On the 15th of April 1885, after a stay of one year in Plymouth, at which place I had been carrying on a Job Printing business, I left for Washington, N.C., to accept a position as Foreman in the Watch Tower office, then published by the lamented J.L. Winfield, which position I held until the acquisition of said paper in march 1886, when J.L. Winfield and Jno. A. Burgess purchased the Washington Gazette. I accepted a position with the new publishers which I held until the fall of 1886, when I engaged in a publishing business on my own book. It not proving renumerative, I returned to my home on Long Ridge in June 1887.

In August 1888, I built a small store at the Hollis Road, and engaged in a small mercantile business, which business I have carried on until today (Jan. 9, 1899).

Now hear me a little further. Being nurtured in Republicanism, I, of course, when becoming twenty-one years of age commenced voting with said party. In June 1891 I became disgusted with the misdeeds and corruption of said party, and cast my lot with the Democratic party, the party of Madison, Jefferson and Jackson; the party of the Constitution, justice and equity.

About 90 percent of my patrons were of course, of Republican faith, and a gradual boycot [sic] was commenced against me. But, notwithstanding, I have continued to maintain my integrity and stand by my principles regardless of results. We find in Holy writ, that “a Prophet is not without honor save in his own country, and among his own kindred.”

This is veritably true in my experience in business in this community. There is however, a few noble souls in this section, who have manliness not to persecute a kinsman or a neighbor, for his political affiliating.

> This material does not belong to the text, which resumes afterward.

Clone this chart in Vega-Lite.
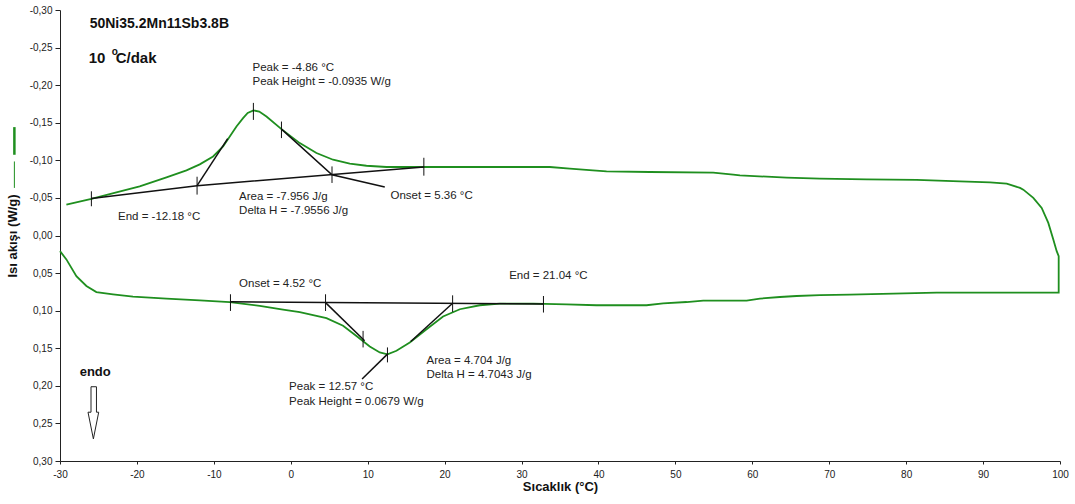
{
  "$schema": "https://vega.github.io/schema/vega-lite/v6.json",
  "width": 1000,
  "height": 451,
  "autosize": {"type": "none"},
  "padding": {"left": 60, "top": 10, "right": 15, "bottom": 43},
  "background": "white",
  "config": {
    "view": {"stroke": null},
    "font": "Liberation Sans",
    "axis": {"grid": false, "domainColor": "#222", "tickColor": "#222", "labelColor": "#222", "labelFont": "Liberation Sans", "titleFont": "Liberation Sans", "labelFontSize": 10, "titleFontSize": 13, "titleFontWeight": "bold", "titleColor": "#111", "labelFlush": false, "labelOverlap": false}
  },
  "datasets": {
    "curve": [
      {"i": 0, "T": -30.0, "Q": 0.0208},
      {"i": 1, "T": -29.17, "Q": 0.0318},
      {"i": 2, "T": -27.87, "Q": 0.0540},
      {"i": 3, "T": -26.57, "Q": 0.0672},
      {"i": 4, "T": -25.27, "Q": 0.0752},
      {"i": 5, "T": -23.11, "Q": 0.0782},
      {"i": 6, "T": -20.51, "Q": 0.0813},
      {"i": 7, "T": -16.16, "Q": 0.0840},
      {"i": 8, "T": -11.83, "Q": 0.0862},
      {"i": 9, "T": -7.93, "Q": 0.0885},
      {"i": 10, "T": -4.03, "Q": 0.0935},
      {"i": 11, "T": -1.0, "Q": 0.0985},
      {"i": 12, "T": 1.17, "Q": 0.1020},
      {"i": 13, "T": 4.64, "Q": 0.1100},
      {"i": 14, "T": 6.80, "Q": 0.1200},
      {"i": 15, "T": 8.54, "Q": 0.1336},
      {"i": 16, "T": 10.27, "Q": 0.1476},
      {"i": 17, "T": 11.57, "Q": 0.1556},
      {"i": 18, "T": 12.57, "Q": 0.1580},
      {"i": 19, "T": 13.74, "Q": 0.1534},
      {"i": 20, "T": 15.47, "Q": 0.1423},
      {"i": 21, "T": 17.65, "Q": 0.1247},
      {"i": 22, "T": 19.80, "Q": 0.1078},
      {"i": 23, "T": 21.98, "Q": 0.0981},
      {"i": 24, "T": 24.58, "Q": 0.0928},
      {"i": 25, "T": 27.18, "Q": 0.0906},
      {"i": 26, "T": 31.51, "Q": 0.0906},
      {"i": 27, "T": 35.85, "Q": 0.0915},
      {"i": 28, "T": 39.75, "Q": 0.0928},
      {"i": 29, "T": 46.25, "Q": 0.0928},
      {"i": 30, "T": 48.41, "Q": 0.0902},
      {"i": 31, "T": 51.46, "Q": 0.0885},
      {"i": 32, "T": 53.62, "Q": 0.0866},
      {"i": 33, "T": 59.26, "Q": 0.0866},
      {"i": 34, "T": 60.99, "Q": 0.0840},
      {"i": 35, "T": 63.59, "Q": 0.0818},
      {"i": 36, "T": 65.76, "Q": 0.0805},
      {"i": 37, "T": 68.79, "Q": 0.0792},
      {"i": 38, "T": 72.69, "Q": 0.0786},
      {"i": 39, "T": 83.97, "Q": 0.0760},
      {"i": 40, "T": 99.83, "Q": 0.0760},
      {"i": 41, "T": 99.83, "Q": 0.0495},
      {"i": 42, "T": 99.83, "Q": 0.0275},
      {"i": 43, "T": 99.57, "Q": 0.0208},
      {"i": 44, "T": 99.13, "Q": 0.0053},
      {"i": 45, "T": 98.48, "Q": -0.0168},
      {"i": 46, "T": 97.62, "Q": -0.0367},
      {"i": 47, "T": 96.53, "Q": -0.0500},
      {"i": 48, "T": 95.23, "Q": -0.0610},
      {"i": 49, "T": 94.80, "Q": -0.0633},
      {"i": 50, "T": 93.07, "Q": -0.0690},
      {"i": 51, "T": 90.90, "Q": -0.0707},
      {"i": 52, "T": 87.0, "Q": -0.0720},
      {"i": 53, "T": 81.36, "Q": -0.0739},
      {"i": 54, "T": 74.86, "Q": -0.0747},
      {"i": 55, "T": 68.79, "Q": -0.0756},
      {"i": 56, "T": 64.46, "Q": -0.0769},
      {"i": 57, "T": 58.39, "Q": -0.0800},
      {"i": 58, "T": 57.52, "Q": -0.0809},
      {"i": 59, "T": 54.92, "Q": -0.0836},
      {"i": 60, "T": 46.68, "Q": -0.0845},
      {"i": 61, "T": 41.05, "Q": -0.0853},
      {"i": 62, "T": 39.27, "Q": -0.0866},
      {"i": 63, "T": 36.28, "Q": -0.0889},
      {"i": 64, "T": 33.68, "Q": -0.0911},
      {"i": 65, "T": 27.18, "Q": -0.0911},
      {"i": 66, "T": 17.65, "Q": -0.0911},
      {"i": 67, "T": 12.44, "Q": -0.0911},
      {"i": 68, "T": 9.84, "Q": -0.0928},
      {"i": 69, "T": 7.67, "Q": -0.0955},
      {"i": 70, "T": 5.50, "Q": -0.1008},
      {"i": 71, "T": 3.34, "Q": -0.1097},
      {"i": 72, "T": 1.17, "Q": -0.1229},
      {"i": 73, "T": -1.21, "Q": -0.1415},
      {"i": 74, "T": -3.16, "Q": -0.1582},
      {"i": 75, "T": -4.1, "Q": -0.1648},
      {"i": 76, "T": -4.86, "Q": -0.1665},
      {"i": 77, "T": -5.6, "Q": -0.1630},
      {"i": 78, "T": -6.20, "Q": -0.1561},
      {"i": 79, "T": -7.06, "Q": -0.1450},
      {"i": 80, "T": -7.93, "Q": -0.1317},
      {"i": 81, "T": -8.80, "Q": -0.1184},
      {"i": 82, "T": -10.10, "Q": -0.1052},
      {"i": 83, "T": -11.83, "Q": -0.0946},
      {"i": 84, "T": -13.56, "Q": -0.0866},
      {"i": 85, "T": -16.16, "Q": -0.0773},
      {"i": 86, "T": -19.64, "Q": -0.0654},
      {"i": 87, "T": -22.67, "Q": -0.0574},
      {"i": 88, "T": -25.92, "Q": -0.0487},
      {"i": 89, "T": -29.17, "Q": -0.0411}
    ],
    "guides": [
      {"g": 1, "i": 0, "T": -25.92, "Q": -0.0491},
      {"g": 1, "i": 1, "T": -12.18, "Q": -0.0663},
      {"g": 1, "i": 2, "T": 17.30, "Q": -0.0911},
      {"g": 2, "i": 0, "T": -12.18, "Q": -0.0663},
      {"g": 2, "i": 1, "T": -8.2, "Q": -0.1290},
      {"g": 3, "i": 0, "T": -1.21, "Q": -0.1415},
      {"g": 3, "i": 1, "T": 5.36, "Q": -0.0809},
      {"g": 3, "i": 2, "T": 12.22, "Q": -0.0646},
      {"g": 4, "i": 0, "T": -7.84, "Q": 0.0883},
      {"g": 4, "i": 1, "T": 32.85, "Q": 0.0910},
      {"g": 5, "i": 0, "T": 4.52, "Q": 0.0893},
      {"g": 5, "i": 1, "T": 9.6, "Q": 0.1400},
      {"g": 6, "i": 0, "T": 21.04, "Q": 0.0902},
      {"g": 6, "i": 1, "T": 15.6, "Q": 0.1410},
      {"g": 7, "i": 0, "T": 12.57, "Q": 0.1578},
      {"g": 7, "i": 1, "T": 9.27, "Q": 0.1910}
    ],
    "ticks": [
      {"T": -25.92, "Q": -0.0588, "Q2": -0.0389},
      {"T": -12.18, "Q": -0.0782, "Q2": -0.0544},
      {"T": -4.86, "Q": -0.1764, "Q2": -0.1538},
      {"T": -1.21, "Q": -0.1516, "Q2": -0.1296},
      {"T": 5.36, "Q": -0.0919, "Q2": -0.0699},
      {"T": 17.30, "Q": -0.1034, "Q2": -0.0796},
      {"T": -7.84, "Q": 0.0782, "Q2": 0.1004},
      {"T": 4.52, "Q": 0.0782, "Q2": 0.1004},
      {"T": 9.40, "Q": 0.1269, "Q2": 0.1489},
      {"T": 12.57, "Q": 0.1489, "Q2": 0.1688},
      {"T": 21.04, "Q": 0.0796, "Q2": 0.1017},
      {"T": 32.85, "Q": 0.0805, "Q2": 0.1025}
    ],
    "arrow": [
      {"i": 0, "T": -25.97, "Q": 0.2012},
      {"i": 1, "T": -25.26, "Q": 0.2012},
      {"i": 2, "T": -25.26, "Q": 0.2351},
      {"i": 3, "T": -24.97, "Q": 0.2351},
      {"i": 4, "T": -25.66, "Q": 0.2706},
      {"i": 5, "T": -26.36, "Q": 0.2351},
      {"i": 6, "T": -25.97, "Q": 0.2351},
      {"i": 7, "T": -25.97, "Q": 0.2012}
    ],
    "notes": [
      {"T": -4.98, "Q": -0.2188, "label": "Peak = -4.86 °C"},
      {"T": -4.98, "Q": -0.2003, "label": "Peak Height = -0.0935 W/g"},
      {"T": -6.72, "Q": -0.0477, "label": "Area = -7.956 J/g"},
      {"T": -6.72, "Q": -0.0292, "label": "Delta H = -7.9556 J/g"},
      {"T": 12.96, "Q": -0.0491, "label": "Onset = 5.36 °C"},
      {"T": -22.46, "Q": -0.0212, "label": "End = -12.18 °C"},
      {"T": -6.72, "Q": 0.0690, "label": "Onset = 4.52 °C"},
      {"T": 28.39, "Q": 0.0584, "label": "End = 21.04 °C"},
      {"T": 17.65, "Q": 0.1711, "label": "Area = 4.704 J/g"},
      {"T": 17.65, "Q": 0.1897, "label": "Delta H = 4.7043 J/g"},
      {"T": -0.22, "Q": 0.2056, "label": "Peak = 12.57 °C"},
      {"T": -0.22, "Q": 0.2255, "label": "Peak Height = 0.0679 W/g"}
    ],
    "titlenote": [
      {"T": -26.14, "Q": -0.2759, "label": "50Ni35.2Mn11Sb3.8B"}
    ],
    "boldnotes": [
      {"T": -27.44, "Q": 0.1870, "label": "endo"}
    ],
    "rate": [
      {"T": -26.27, "Q": -0.2294, "label": "10"},
      {"T": -22.76, "Q": -0.2294, "label": "C/dak"}
    ],
    "sup": [
      {"T": -23.28, "Q": -0.2401, "label": "o"}
    ],
    "legthick": [{"T": -35.93, "Q": -0.1442, "Q2": -0.1074}],
    "legthin": [{"T": -35.93, "Q": -0.0985, "Q2": -0.0633}]
  },
  "encoding": {
    "x": {
      "field": "T", "type": "quantitative",
      "scale": {"domain": [-30, 100], "nice": false, "zero": false},
      "axis": {
        "title": "Sıcaklık (°C)",
        "values": [-30, -20, -10, 0, 10, 20, 30, 40, 50, 60, 70, 80, 90, 100],
        "labelExpr": "'' + datum.value",
        "tickSize": 3, "labelPadding": 5, "titlePadding": 1
      }
    },
    "y": {
      "field": "Q", "type": "quantitative",
      "scale": {"domain": [-0.3, 0.3], "nice": false, "zero": false, "reverse": true},
      "axis": {
        "title": "Isı akışı (W/g)",
        "values": [-0.3, -0.25, -0.2, -0.15, -0.1, -0.05, 0, 0.05, 0.1, 0.15, 0.2, 0.25, 0.3],
        "labelExpr": "replace(replace(format(datum.value, '.2f'), '.', ','), '\u2212', '-')",
        "tickSize": 5, "labelPadding": 3, "titlePadding": 10
      }
    }
  },
  "layer": [
    {
      "data": {"name": "curve"},
      "mark": {"type": "line", "color": "#1f8f1f", "strokeWidth": 1.8},
      "encoding": {"order": {"field": "i", "type": "quantitative"}}
    },
    {
      "data": {"name": "guides"},
      "mark": {"type": "line", "color": "#111", "strokeWidth": 1.5},
      "encoding": {"detail": {"field": "g", "type": "nominal"}, "order": {"field": "i", "type": "quantitative"}}
    },
    {
      "data": {"name": "ticks"},
      "mark": {"type": "rule", "color": "#111", "strokeWidth": 1},
      "encoding": {"y2": {"field": "Q2"}}
    },
    {
      "data": {"name": "arrow"},
      "mark": {"type": "line", "color": "#222", "strokeWidth": 1},
      "encoding": {"order": {"field": "i", "type": "quantitative"}}
    },
    {
      "data": {"name": "legthick"},
      "mark": {"type": "rule", "color": "#1f8f1f", "strokeWidth": 2.5},
      "encoding": {"y2": {"field": "Q2"}}
    },
    {
      "data": {"name": "legthin"},
      "mark": {"type": "rule", "color": "#1f8f1f", "strokeWidth": 1},
      "encoding": {"y2": {"field": "Q2"}}
    },
    {
      "data": {"name": "notes"},
      "mark": {"type": "text", "align": "left", "baseline": "alphabetic", "fontSize": 11.5, "color": "#222", "font": "Liberation Sans"},
      "encoding": {"text": {"field": "label"}}
    },
    {
      "data": {"name": "titlenote"},
      "mark": {"type": "text", "align": "left", "baseline": "alphabetic", "fontSize": 14, "fontWeight": "bold", "color": "#111", "font": "Liberation Sans"},
      "encoding": {"text": {"field": "label"}}
    },
    {
      "data": {"name": "boldnotes"},
      "mark": {"type": "text", "align": "left", "baseline": "alphabetic", "fontSize": 13, "fontWeight": "bold", "color": "#111", "font": "Liberation Sans"},
      "encoding": {"text": {"field": "label"}}
    },
    {
      "data": {"name": "rate"},
      "mark": {"type": "text", "align": "left", "baseline": "alphabetic", "fontSize": 15, "fontWeight": "bold", "color": "#111", "font": "Liberation Sans"},
      "encoding": {"text": {"field": "label"}}
    },
    {
      "data": {"name": "sup"},
      "mark": {"type": "text", "align": "left", "baseline": "alphabetic", "fontSize": 10, "fontWeight": "bold", "color": "#111", "font": "Liberation Sans"},
      "encoding": {"text": {"field": "label"}}
    }
  ]
}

I have this day retired from business, paid my last bill and placing my trust in Him who doeth all things well, I believe my friends will not allow me, nor my wife and little ones to suffer.

G.W. Jackson, Jr.

___________________________

G.W. Jackson Jr. was George Washington Jackson (1850-1917), son of George  Jackson Sr. and Lucy (Kelly) Jackson of Beaufort County, North Carolina.  GW Jr. was married to Louvenia Stillman (not sure about spelling), and according to census records, had at least 12 children, 10 of whom lived to the 1900 census.